» Short exercise: Search the records below for the word "this" and show every line where it occurs.
##### Records to use #####
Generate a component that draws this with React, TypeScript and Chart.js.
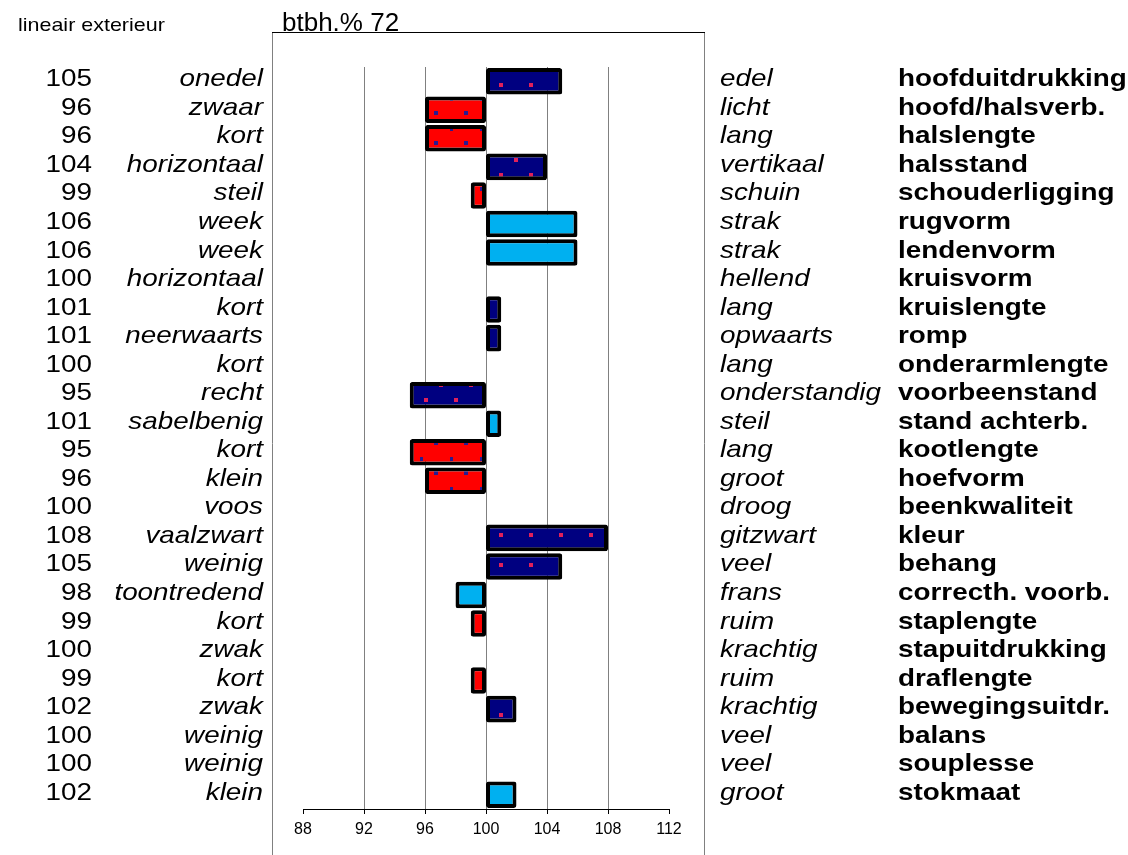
#####
##### Records to use #####
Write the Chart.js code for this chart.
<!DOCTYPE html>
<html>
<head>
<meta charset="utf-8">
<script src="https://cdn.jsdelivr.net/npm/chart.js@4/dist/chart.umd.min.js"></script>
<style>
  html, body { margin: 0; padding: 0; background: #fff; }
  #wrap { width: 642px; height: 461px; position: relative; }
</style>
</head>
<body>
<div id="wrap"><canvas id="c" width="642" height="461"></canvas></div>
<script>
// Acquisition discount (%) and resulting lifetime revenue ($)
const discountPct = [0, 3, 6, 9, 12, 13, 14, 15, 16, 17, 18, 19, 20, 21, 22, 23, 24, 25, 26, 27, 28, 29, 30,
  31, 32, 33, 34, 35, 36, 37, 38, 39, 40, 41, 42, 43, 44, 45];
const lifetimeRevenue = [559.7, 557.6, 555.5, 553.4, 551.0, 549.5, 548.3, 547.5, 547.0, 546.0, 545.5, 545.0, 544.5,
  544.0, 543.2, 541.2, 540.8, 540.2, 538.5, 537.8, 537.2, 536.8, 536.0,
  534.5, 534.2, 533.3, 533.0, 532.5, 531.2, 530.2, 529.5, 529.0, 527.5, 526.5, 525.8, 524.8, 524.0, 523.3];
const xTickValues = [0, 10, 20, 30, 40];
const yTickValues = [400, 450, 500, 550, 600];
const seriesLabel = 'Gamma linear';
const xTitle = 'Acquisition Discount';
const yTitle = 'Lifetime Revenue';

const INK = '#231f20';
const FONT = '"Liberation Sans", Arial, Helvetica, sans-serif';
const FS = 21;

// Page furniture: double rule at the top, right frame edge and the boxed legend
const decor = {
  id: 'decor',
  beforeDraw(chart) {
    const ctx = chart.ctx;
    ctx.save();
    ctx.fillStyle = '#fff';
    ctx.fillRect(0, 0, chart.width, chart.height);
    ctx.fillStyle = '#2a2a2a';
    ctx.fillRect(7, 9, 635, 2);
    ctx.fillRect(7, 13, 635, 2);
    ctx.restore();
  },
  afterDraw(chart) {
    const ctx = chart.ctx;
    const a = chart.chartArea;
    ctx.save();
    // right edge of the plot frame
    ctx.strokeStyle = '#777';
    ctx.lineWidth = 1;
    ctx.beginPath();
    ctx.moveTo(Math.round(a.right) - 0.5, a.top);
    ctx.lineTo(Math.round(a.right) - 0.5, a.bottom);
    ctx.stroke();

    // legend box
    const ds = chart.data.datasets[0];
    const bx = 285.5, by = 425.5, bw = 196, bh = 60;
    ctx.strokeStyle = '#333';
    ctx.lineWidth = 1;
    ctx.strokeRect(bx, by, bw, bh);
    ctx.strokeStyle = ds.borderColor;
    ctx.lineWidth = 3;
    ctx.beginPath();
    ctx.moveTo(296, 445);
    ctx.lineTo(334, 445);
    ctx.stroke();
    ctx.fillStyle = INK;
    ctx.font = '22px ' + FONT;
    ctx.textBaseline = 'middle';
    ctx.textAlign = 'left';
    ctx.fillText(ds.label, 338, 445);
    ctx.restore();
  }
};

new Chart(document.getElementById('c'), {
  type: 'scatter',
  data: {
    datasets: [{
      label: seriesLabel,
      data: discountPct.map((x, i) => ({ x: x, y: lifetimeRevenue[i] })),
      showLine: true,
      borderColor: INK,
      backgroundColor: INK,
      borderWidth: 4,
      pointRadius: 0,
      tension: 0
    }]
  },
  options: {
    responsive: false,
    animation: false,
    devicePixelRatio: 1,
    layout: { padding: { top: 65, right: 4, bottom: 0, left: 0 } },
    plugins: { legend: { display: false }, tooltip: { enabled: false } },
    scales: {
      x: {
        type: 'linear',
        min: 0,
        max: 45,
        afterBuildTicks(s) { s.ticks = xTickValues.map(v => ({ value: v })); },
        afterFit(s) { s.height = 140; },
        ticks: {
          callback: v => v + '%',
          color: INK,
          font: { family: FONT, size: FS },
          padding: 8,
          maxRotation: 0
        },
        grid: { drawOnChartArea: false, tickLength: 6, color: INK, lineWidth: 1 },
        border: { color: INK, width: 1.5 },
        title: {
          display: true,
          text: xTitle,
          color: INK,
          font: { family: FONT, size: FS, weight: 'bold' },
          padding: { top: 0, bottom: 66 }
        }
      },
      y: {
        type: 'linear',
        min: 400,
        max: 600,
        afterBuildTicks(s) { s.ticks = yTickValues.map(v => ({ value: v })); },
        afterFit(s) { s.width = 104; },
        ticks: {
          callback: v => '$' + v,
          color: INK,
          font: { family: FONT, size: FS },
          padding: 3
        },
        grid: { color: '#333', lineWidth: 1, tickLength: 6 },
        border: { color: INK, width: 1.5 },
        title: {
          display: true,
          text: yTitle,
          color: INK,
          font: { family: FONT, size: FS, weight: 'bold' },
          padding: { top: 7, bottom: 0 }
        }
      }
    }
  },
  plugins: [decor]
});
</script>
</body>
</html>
#####
##### Records to use #####
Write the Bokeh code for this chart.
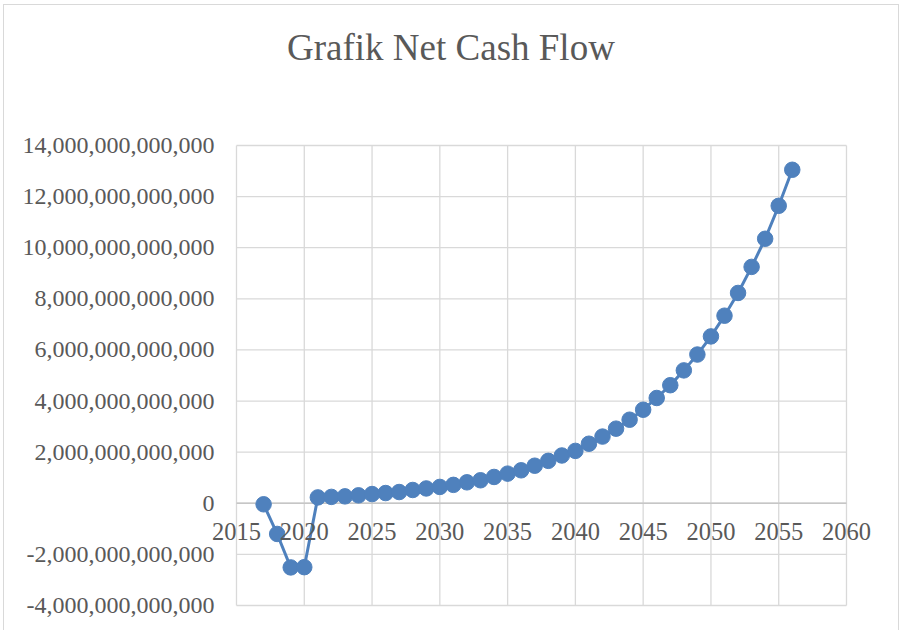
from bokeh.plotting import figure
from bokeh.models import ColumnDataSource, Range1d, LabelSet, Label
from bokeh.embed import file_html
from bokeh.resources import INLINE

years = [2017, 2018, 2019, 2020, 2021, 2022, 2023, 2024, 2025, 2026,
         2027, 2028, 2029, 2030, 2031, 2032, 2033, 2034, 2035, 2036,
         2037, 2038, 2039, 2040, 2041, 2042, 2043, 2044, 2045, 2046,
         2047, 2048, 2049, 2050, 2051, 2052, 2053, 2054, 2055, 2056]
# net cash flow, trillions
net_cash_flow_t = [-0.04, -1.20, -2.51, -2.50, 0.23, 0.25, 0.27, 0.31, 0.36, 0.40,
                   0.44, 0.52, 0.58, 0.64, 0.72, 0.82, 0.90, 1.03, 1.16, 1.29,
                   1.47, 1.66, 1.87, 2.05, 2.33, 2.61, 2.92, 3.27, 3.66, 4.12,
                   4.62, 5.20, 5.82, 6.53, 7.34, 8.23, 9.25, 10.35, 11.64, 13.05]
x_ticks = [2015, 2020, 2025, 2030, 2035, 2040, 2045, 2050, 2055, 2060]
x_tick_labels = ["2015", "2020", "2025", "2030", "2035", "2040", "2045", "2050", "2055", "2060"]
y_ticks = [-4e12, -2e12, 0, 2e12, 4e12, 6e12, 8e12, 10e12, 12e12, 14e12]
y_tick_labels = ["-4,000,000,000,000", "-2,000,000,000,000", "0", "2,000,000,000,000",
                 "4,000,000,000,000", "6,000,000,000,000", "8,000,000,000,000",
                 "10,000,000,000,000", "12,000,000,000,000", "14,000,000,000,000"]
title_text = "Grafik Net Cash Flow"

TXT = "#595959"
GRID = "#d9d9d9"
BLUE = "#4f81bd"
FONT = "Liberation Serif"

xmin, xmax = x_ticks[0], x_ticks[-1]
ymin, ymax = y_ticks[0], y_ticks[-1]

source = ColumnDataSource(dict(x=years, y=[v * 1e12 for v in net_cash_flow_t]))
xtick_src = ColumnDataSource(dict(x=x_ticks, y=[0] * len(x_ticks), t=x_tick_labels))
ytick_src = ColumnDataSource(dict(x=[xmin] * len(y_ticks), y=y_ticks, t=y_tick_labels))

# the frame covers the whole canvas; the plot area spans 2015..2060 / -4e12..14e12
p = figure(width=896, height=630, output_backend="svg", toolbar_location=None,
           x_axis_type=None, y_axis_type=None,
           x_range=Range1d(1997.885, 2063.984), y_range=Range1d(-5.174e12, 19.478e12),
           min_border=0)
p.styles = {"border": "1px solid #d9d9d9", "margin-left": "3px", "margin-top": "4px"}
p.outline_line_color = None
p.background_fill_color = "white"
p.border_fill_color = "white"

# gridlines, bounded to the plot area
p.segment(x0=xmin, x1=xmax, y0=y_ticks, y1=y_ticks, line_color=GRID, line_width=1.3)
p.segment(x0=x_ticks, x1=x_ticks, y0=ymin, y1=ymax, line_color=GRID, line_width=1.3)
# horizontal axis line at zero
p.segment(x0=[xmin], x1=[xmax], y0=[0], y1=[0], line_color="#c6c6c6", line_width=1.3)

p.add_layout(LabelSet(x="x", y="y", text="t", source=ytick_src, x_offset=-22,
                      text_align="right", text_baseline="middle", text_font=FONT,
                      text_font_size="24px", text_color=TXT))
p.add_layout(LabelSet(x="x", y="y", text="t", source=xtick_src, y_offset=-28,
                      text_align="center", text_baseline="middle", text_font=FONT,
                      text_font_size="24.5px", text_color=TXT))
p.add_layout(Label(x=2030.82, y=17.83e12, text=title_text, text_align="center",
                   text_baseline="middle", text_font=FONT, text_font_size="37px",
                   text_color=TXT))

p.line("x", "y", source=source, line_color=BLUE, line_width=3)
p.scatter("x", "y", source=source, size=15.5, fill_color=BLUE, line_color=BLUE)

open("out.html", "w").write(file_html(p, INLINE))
#####
» Task response:
Generate a component that draws this with React, TypeScript and Chart.js.
Write the Chart.js code for this chart.
Write the Bokeh code for this chart.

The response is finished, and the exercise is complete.